[TASK STATEMENT] Repeat everything from the first line of the listing below through the line that contains "(title) at (435,10)", exactly. Leave out pictures.

-- Start --

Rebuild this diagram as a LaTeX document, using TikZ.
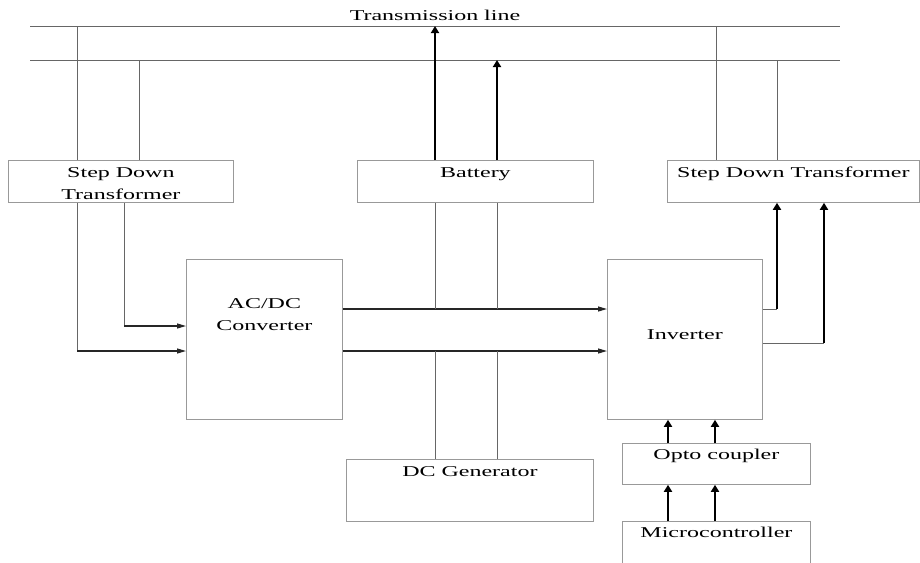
\documentclass[tikz,border=0pt]{standalone}
\usepackage{fontspec}
\setmainfont{Liberation Serif}[FakeStretch=1.6]
\usetikzlibrary{arrows.meta}

\begin{document}
\begin{tikzpicture}[x=1pt, y=-1pt,
    blk/.style={draw=black!40, line width=0.8pt, inner sep=0pt, anchor=north west},
    lbl/.style={inner sep=0pt, anchor=north, align=center,
                font=\fontsize{15}{22.5}\selectfont},
    wire/.style={draw=black!60, line width=0.8pt},
    feed/.style={draw=black!85, line width=1.2pt, -{Triangle[length=9pt,width=5pt]}},
    power/.style={draw=black, line width=2.6pt, -{Triangle[length=7pt,width=8pt]}}]
  \useasboundingbox (0,0) rectangle (920,562);

  \coordinate (busA-w) at (30,26);  \coordinate (busA-e) at (840,26);
  \coordinate (busB-w) at (30,60);  \coordinate (busB-e) at (840,60);
  \draw[wire] (busA-w) -- (busA-e);
  \draw[wire] (busB-w) -- (busB-e);
  \node[lbl] (title) at (435,10) {Transmission line};

  \node[blk, minimum width=225pt, minimum height=42pt]  (sdtL)  at (8,160)   {};
  \node[blk, minimum width=236pt, minimum height=42pt]  (bat)   at (357,160) {};
  \node[blk, minimum width=252pt, minimum height=42pt]  (sdtR)  at (667,160) {};
  \node[blk, minimum width=156pt, minimum height=160pt] (acdc)  at (186,259) {};
  \node[blk, minimum width=155pt, minimum height=160pt] (inv)   at (607,259) {};
  \node[blk, minimum width=247pt, minimum height=62pt]  (dcgen) at (346,459) {};
  \node[blk, minimum width=188pt, minimum height=41pt]  (opto)  at (622,443) {};
  \node[blk, minimum width=188pt, minimum height=60pt]  (micro) at (622,521) {};

  \node[lbl] (sdtL-t)  at ([yshift=-7pt]sdtL.north)  {Step Down\\Transformer};
  \node[lbl] (bat-t)   at ([yshift=-7pt]bat.north)   {Battery};
  \node[lbl] (sdtR-t)  at ([yshift=-7pt]sdtR.north)  {Step Down Transformer};
  \node[lbl] (acdc-t)  at ([yshift=-39pt]acdc.north) {AC/DC\\Converter};
  \node[lbl] (inv-t)   at ([yshift=-70pt]inv.north)  {Inverter};
  \node[lbl] (dcgen-t) at ([yshift=-7pt]dcgen.north) {DC Generator};
  \node[lbl] (opto-t)  at ([yshift=-6pt]opto.north)  {Opto coupler};
  \node[lbl] (micro-t) at ([yshift=-6pt]micro.north) {Microcontroller};

  \coordinate (colLa) at (77,0);   \coordinate (colLb) at (124,0);
  \coordinate (colLc) at (139,0);  \coordinate (colBa) at (435,0);
  \coordinate (colBb) at (497,0);  \coordinate (colOa) at (668,0);
  \coordinate (colOb) at (715,0);  \coordinate (colRa) at (716,0);
  \coordinate (colRb) at (777,0);  \coordinate (colRc) at (824,0);
  \coordinate (rowIn) at (0,326);  \coordinate (rowUp) at (0,309);
  \coordinate (rowLo) at (0,351);  \coordinate (rowOut) at (0,343);

  \draw[wire] (sdtL.north -| colLa) -- (busA-w -| colLa);
  \draw[wire] (sdtL.north -| colLc) -- (busB-w -| colLc);
  \draw[wire] (sdtR.north -| colRa) -- (busA-w -| colRa);
  \draw[wire] (sdtR.north -| colRb) -- (busB-w -| colRb);
  \draw[power] (bat.north -| colBa) -- (busA-w -| colBa);
  \draw[power] (bat.north -| colBb) -- (busB-w -| colBb);

  \draw[wire] (sdtL.south -| colLa) -- (rowLo -| colLa);
  \draw[wire] (sdtL.south -| colLb) -- (rowIn -| colLb);
  \draw[feed] (rowLo -| colLa) -- (acdc.west |- rowLo);
  \draw[feed] (rowIn -| colLb) -- (acdc.west |- rowIn);

  \draw[feed] (acdc.east |- rowUp) -- (inv.west |- rowUp);
  \draw[feed] (acdc.east |- rowLo) -- (inv.west |- rowLo);
  \draw[wire] (bat.south -| colBa) -- (rowUp -| colBa);
  \draw[wire] (bat.south -| colBb) -- (rowUp -| colBb);
  \draw[wire] (dcgen.north -| colBa) -- (rowLo -| colBa);
  \draw[wire] (dcgen.north -| colBb) -- (rowLo -| colBb);

  \draw[wire] (inv.east |- rowUp) -- (rowUp -| colRb);
  \draw[wire] (inv.east |- rowOut) -- (rowOut -| colRc);
  \draw[power] (rowUp -| colRb) -- (sdtR.south -| colRb);
  \draw[power] (rowOut -| colRc) -- (sdtR.south -| colRc);

  \draw[power] (opto.north -| colOa) -- (inv.south -| colOa);
  \draw[power] (opto.north -| colOb) -- (inv.south -| colOb);
  \draw[power] (micro.north -| colOa) -- (opto.south -| colOa);
  \draw[power] (micro.north -| colOb) -- (opto.south -| colOb);
\end{tikzpicture}
\end{document}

-- End --

[EXERCISE ANSWER]
Rebuild this diagram as a LaTeX document, using TikZ.
\documentclass[tikz,border=0pt]{standalone}
\usepackage{fontspec}
\setmainfont{Liberation Serif}[FakeStretch=1.6]
\usetikzlibrary{arrows.meta}

\begin{document}
\begin{tikzpicture}[x=1pt, y=-1pt,
    blk/.style={draw=black!40, line width=0.8pt, inner sep=0pt, anchor=north west},
    lbl/.style={inner sep=0pt, anchor=north, align=center,
                font=\fontsize{15}{22.5}\selectfont},
    wire/.style={draw=black!60, line width=0.8pt},
    feed/.style={draw=black!85, line width=1.2pt, -{Triangle[length=9pt,width=5pt]}},
    power/.style={draw=black, line width=2.6pt, -{Triangle[length=7pt,width=8pt]}}]
  \useasboundingbox (0,0) rectangle (920,562);

  \coordinate (busA-w) at (30,26);  \coordinate (busA-e) at (840,26);
  \coordinate (busB-w) at (30,60);  \coordinate (busB-e) at (840,60);
  \draw[wire] (busA-w) -- (busA-e);
  \draw[wire] (busB-w) -- (busB-e);
  \node[lbl] (title) at (435,10) {Transmission line};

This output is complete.